**** DATA LINES

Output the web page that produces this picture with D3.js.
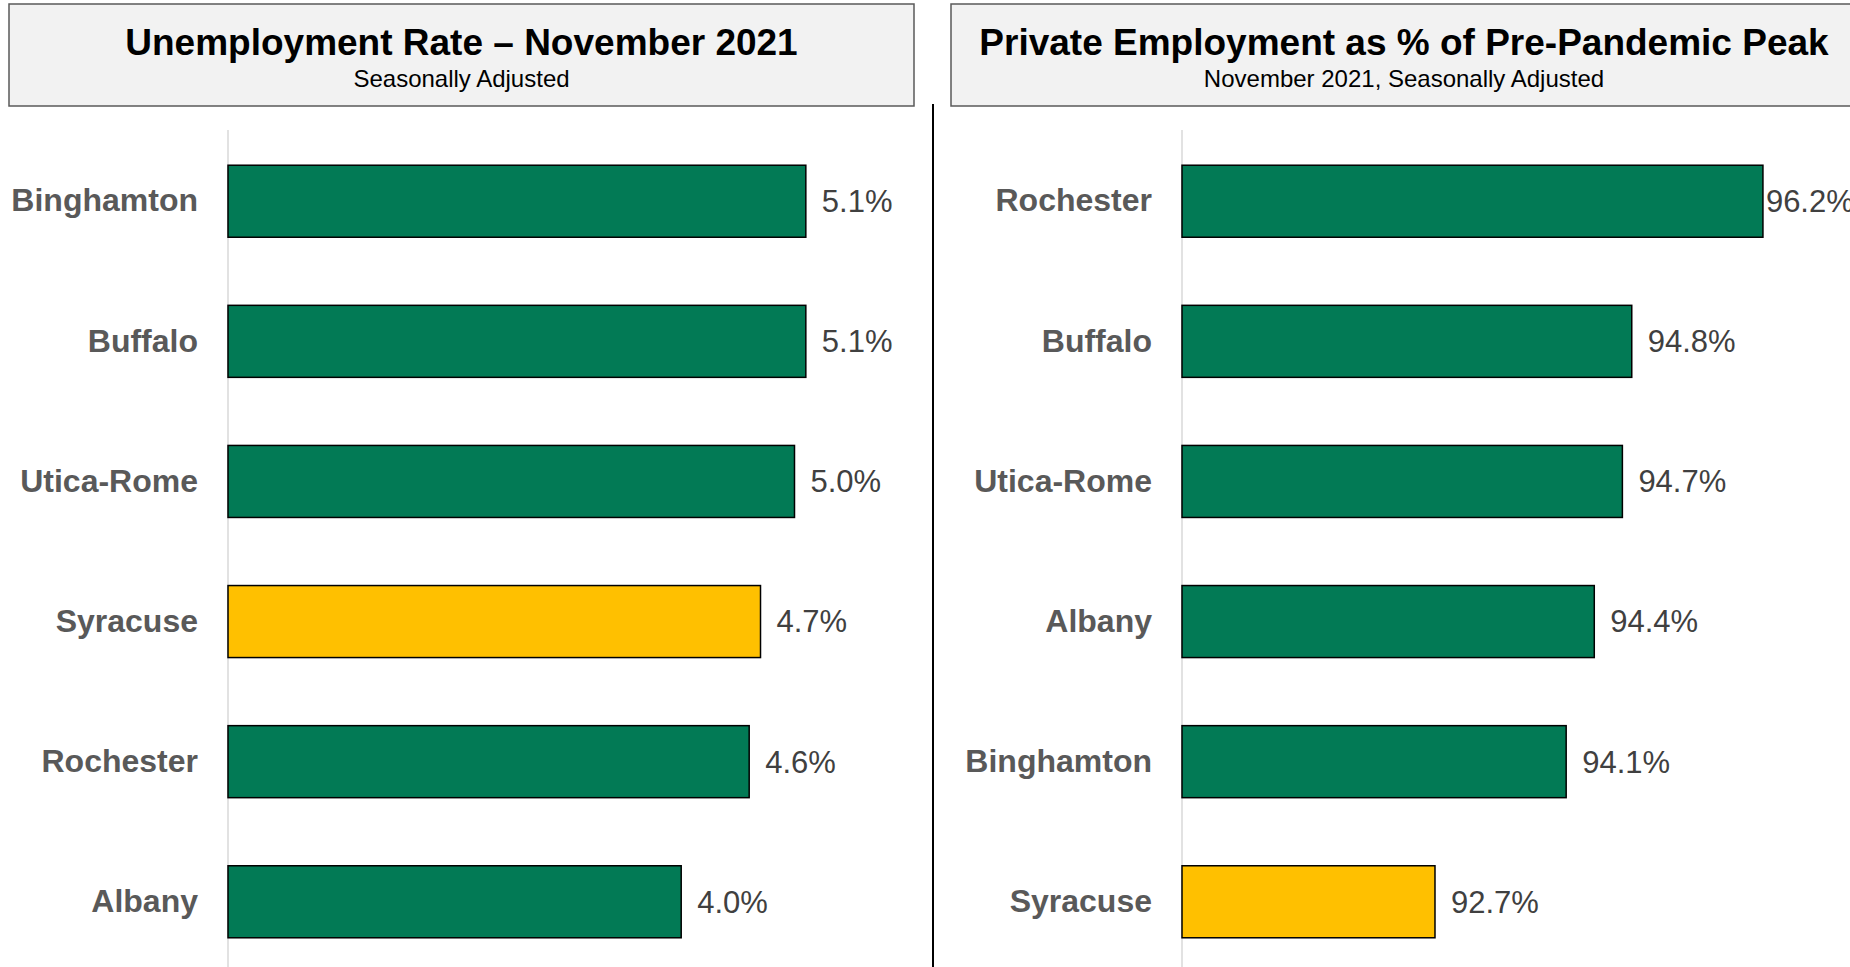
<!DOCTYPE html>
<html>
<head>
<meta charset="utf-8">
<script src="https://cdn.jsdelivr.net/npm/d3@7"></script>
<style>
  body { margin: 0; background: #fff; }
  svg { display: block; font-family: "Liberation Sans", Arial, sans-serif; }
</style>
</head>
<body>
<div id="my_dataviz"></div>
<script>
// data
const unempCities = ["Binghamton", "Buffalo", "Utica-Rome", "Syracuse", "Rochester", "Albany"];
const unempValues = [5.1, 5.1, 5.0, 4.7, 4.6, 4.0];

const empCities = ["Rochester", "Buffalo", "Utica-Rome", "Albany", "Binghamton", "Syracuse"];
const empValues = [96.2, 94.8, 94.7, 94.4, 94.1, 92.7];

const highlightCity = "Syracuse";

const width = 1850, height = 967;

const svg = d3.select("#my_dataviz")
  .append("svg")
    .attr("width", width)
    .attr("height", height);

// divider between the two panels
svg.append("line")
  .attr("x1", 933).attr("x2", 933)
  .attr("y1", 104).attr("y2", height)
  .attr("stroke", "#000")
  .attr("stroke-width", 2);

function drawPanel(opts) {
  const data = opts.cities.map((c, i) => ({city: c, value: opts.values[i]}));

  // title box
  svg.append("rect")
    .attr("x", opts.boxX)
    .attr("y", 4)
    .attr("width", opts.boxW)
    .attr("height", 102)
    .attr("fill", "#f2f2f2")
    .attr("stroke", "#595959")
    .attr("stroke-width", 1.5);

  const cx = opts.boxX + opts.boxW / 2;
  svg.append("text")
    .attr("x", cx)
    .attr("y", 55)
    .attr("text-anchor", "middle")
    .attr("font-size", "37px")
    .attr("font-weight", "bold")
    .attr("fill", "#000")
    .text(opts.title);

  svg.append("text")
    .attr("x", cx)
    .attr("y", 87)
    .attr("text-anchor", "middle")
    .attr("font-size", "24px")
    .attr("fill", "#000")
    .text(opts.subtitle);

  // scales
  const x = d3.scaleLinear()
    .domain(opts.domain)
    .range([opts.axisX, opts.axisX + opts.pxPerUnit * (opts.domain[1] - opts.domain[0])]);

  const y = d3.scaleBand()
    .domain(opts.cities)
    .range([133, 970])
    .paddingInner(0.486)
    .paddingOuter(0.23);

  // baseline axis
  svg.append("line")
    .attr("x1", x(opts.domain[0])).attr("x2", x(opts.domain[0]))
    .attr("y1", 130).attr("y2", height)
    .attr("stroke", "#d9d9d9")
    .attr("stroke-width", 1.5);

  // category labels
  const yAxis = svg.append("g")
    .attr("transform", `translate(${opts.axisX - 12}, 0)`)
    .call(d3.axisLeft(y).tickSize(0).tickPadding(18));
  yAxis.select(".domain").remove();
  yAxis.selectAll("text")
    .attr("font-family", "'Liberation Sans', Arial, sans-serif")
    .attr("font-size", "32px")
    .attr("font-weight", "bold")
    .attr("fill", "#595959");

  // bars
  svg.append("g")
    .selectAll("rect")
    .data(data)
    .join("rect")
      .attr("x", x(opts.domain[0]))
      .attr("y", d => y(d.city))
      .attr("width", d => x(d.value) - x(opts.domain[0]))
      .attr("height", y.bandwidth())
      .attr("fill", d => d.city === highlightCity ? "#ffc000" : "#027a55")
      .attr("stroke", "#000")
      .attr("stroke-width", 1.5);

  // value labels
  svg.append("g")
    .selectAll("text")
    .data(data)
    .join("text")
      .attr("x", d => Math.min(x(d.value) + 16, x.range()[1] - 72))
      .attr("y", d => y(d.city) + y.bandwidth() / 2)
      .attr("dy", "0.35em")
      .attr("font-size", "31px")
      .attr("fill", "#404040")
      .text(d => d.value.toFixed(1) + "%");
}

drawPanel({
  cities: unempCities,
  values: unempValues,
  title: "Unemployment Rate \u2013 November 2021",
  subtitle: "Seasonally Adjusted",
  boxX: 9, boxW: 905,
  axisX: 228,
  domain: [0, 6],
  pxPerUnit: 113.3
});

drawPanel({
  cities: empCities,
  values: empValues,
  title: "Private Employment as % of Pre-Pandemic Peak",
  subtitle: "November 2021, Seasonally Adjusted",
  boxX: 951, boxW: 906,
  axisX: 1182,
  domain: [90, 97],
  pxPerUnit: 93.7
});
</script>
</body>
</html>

********

#### DIRECTIVE
Please write out all of the material above without changing a word, and omit any pictures.

#### EXERCISE OUTPUT
Output the web page that produces this picture with D3.js.
<!DOCTYPE html>
<html>
<head>
<meta charset="utf-8">
<script src="https://cdn.jsdelivr.net/npm/d3@7"></script>
<style>
  body { margin: 0; background: #fff; }
  svg { display: block; font-family: "Liberation Sans", Arial, sans-serif; }
</style>
</head>
<body>
<div id="my_dataviz"></div>
<script>
// data
const unempCities = ["Binghamton", "Buffalo", "Utica-Rome", "Syracuse", "Rochester", "Albany"];
const unempValues = [5.1, 5.1, 5.0, 4.7, 4.6, 4.0];

const empCities = ["Rochester", "Buffalo", "Utica-Rome", "Albany", "Binghamton", "Syracuse"];
const empValues = [96.2, 94.8, 94.7, 94.4, 94.1, 92.7];

const highlightCity = "Syracuse";

const width = 1850, height = 967;

const svg = d3.select("#my_dataviz")
  .append("svg")
    .attr("width", width)
    .attr("height", height);

// divider between the two panels
svg.append("line")
  .attr("x1", 933).attr("x2", 933)
  .attr("y1", 104).attr("y2", height)
  .attr("stroke", "#000")
  .attr("stroke-width", 2);

function drawPanel(opts) {
  const data = opts.cities.map((c, i) => ({city: c, value: opts.values[i]}));

  // title box
  svg.append("rect")
    .attr("x", opts.boxX)
    .attr("y", 4)
    .attr("width", opts.boxW)
    .attr("height", 102)
    .attr("fill", "#f2f2f2")
    .attr("stroke", "#595959")
    .attr("stroke-width", 1.5);

  const cx = opts.boxX + opts.boxW / 2;
  svg.append("text")
    .attr("x", cx)
    .attr("y", 55)
    .attr("text-anchor", "middle")
    .attr("font-size", "37px")
    .attr("font-weight", "bold")
    .attr("fill", "#000")
    .text(opts.title);

  svg.append("text")
    .attr("x", cx)
    .attr("y", 87)
    .attr("text-anchor", "middle")
    .attr("font-size", "24px")
    .attr("fill", "#000")
    .text(opts.subtitle);

  // scales
  const x = d3.scaleLinear()
    .domain(opts.domain)
    .range([opts.axisX, opts.axisX + opts.pxPerUnit * (opts.domain[1] - opts.domain[0])]);

  const y = d3.scaleBand()
    .domain(opts.cities)
    .range([133, 970])
    .paddingInner(0.486)
    .paddingOuter(0.23);

  // baseline axis
  svg.append("line")
    .attr("x1", x(opts.domain[0])).attr("x2", x(opts.domain[0]))
    .attr("y1", 130).attr("y2", height)
    .attr("stroke", "#d9d9d9")
    .attr("stroke-width", 1.5);

  // category labels
  const yAxis = svg.append("g")
    .attr("transform", `translate(${opts.axisX - 12}, 0)`)
    .call(d3.axisLeft(y).tickSize(0).tickPadding(18));
  yAxis.select(".domain").remove();
  yAxis.selectAll("text")
    .attr("font-family", "'Liberation Sans', Arial, sans-serif")
    .attr("font-size", "32px")
    .attr("font-weight", "bold")
    .attr("fill", "#595959");

  // bars
  svg.append("g")
    .selectAll("rect")
    .data(data)
    .join("rect")
      .attr("x", x(opts.domain[0]))
      .attr("y", d => y(d.city))
      .attr("width", d => x(d.value) - x(opts.domain[0]))
      .attr("height", y.bandwidth())
      .attr("fill", d => d.city === highlightCity ? "#ffc000" : "#027a55")
      .attr("stroke", "#000")
      .attr("stroke-width", 1.5);

  // value labels
  svg.append("g")
    .selectAll("text")
    .data(data)
    .join("text")
      .attr("x", d => Math.min(x(d.value) + 16, x.range()[1] - 72))
      .attr("y", d => y(d.city) + y.bandwidth() / 2)
      .attr("dy", "0.35em")
      .attr("font-size", "31px")
      .attr("fill", "#404040")
      .text(d => d.value.toFixed(1) + "%");
}

drawPanel({
  cities: unempCities,
  values: unempValues,
  title: "Unemployment Rate \u2013 November 2021",
  subtitle: "Seasonally Adjusted",
  boxX: 9, boxW: 905,
  axisX: 228,
  domain: [0, 6],
  pxPerUnit: 113.3
});

drawPanel({
  cities: empCities,
  values: empValues,
  title: "Private Employment as % of Pre-Pandemic Peak",
  subtitle: "November 2021, Seasonally Adjusted",
  boxX: 951, boxW: 906,
  axisX: 1182,
  domain: [90, 97],
  pxPerUnit: 93.7
});
</script>
</body>
</html>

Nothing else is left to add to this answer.